This is a recipe that I made the other day and I made a few slight alterations to it which I shall represent in brackets.
2 tbsp olive oil
2 onions, finely chopped
salt and freshly ground black pepper
4 garlic cloves, finely chopped
1 tbsp fresh rosemary leaves, finely chopped
4 celery sticks, finely chopped
4 carrots, finely chopped
4 courgettes, finely chopped
2 x 400g cans tomatoes
1.2 litres (2 pints) hot vegetable stock
handful of fresh flat-leaf parsley, finely chopped
(choritzo chopped)
(wine)
Step 1
Heat the oil in a large pan, add the onions and cook over a low heat for 6-8 minutes, or until soft and translucent. Season with salt and black pepper then add garlic, rosemary, celery and carrots and cook over a low heat, stirring occasionally, for 10 minutes.
Step 2
Add the courgettes and cook for 5 minutes, then stir in the tomatoes, and squash witht he back of a fork. Add the stock, bring to the boil, then reduce to a simmer and cook for 20 minutes. Season well with salt and black pepper, then stir through the parsley.

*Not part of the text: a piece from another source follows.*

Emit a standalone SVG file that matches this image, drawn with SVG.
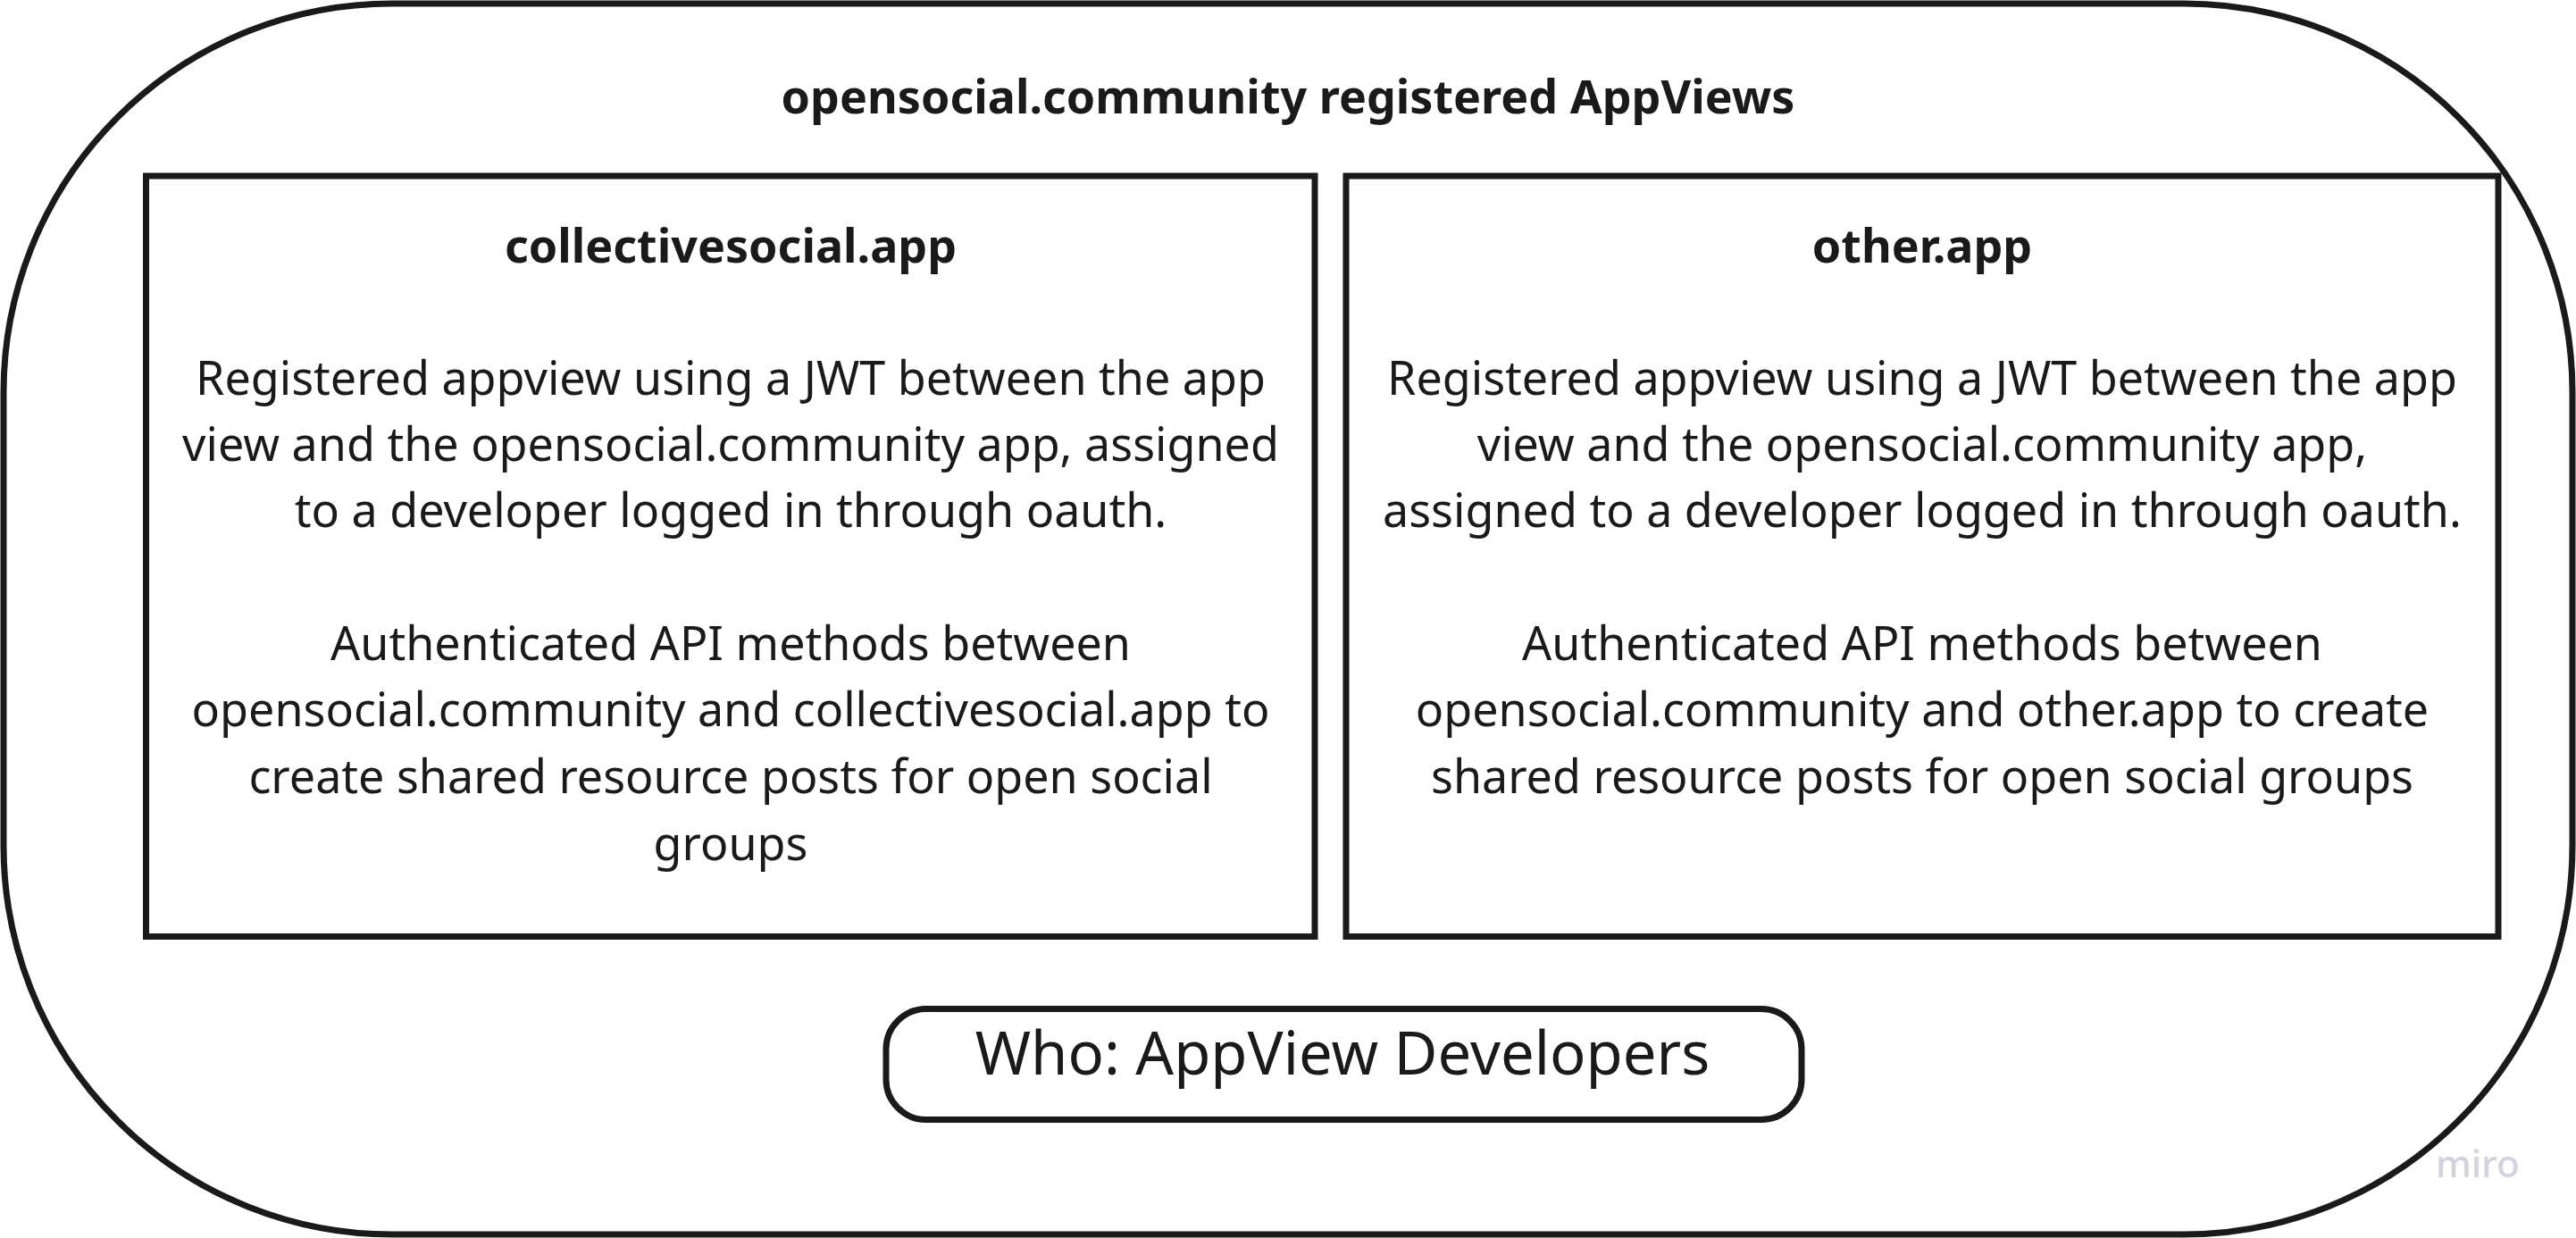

If you use the wine then substitute a large glass of wine, either white or red, for an equivilent amount of the stock. For the choritzo if it's uncooked then add it to the soup before the tomatoes, if cooked then add with the stock to enrich the flavour. Simmer the soup until the liquid is reduced to how you like it.
You can have this soup as it is, or if you prefer you can blend or liquidize it to make it a smooth soup. Have this soup with a good bread roll, and if having it as a smooth soup a crusty bread roll would go well.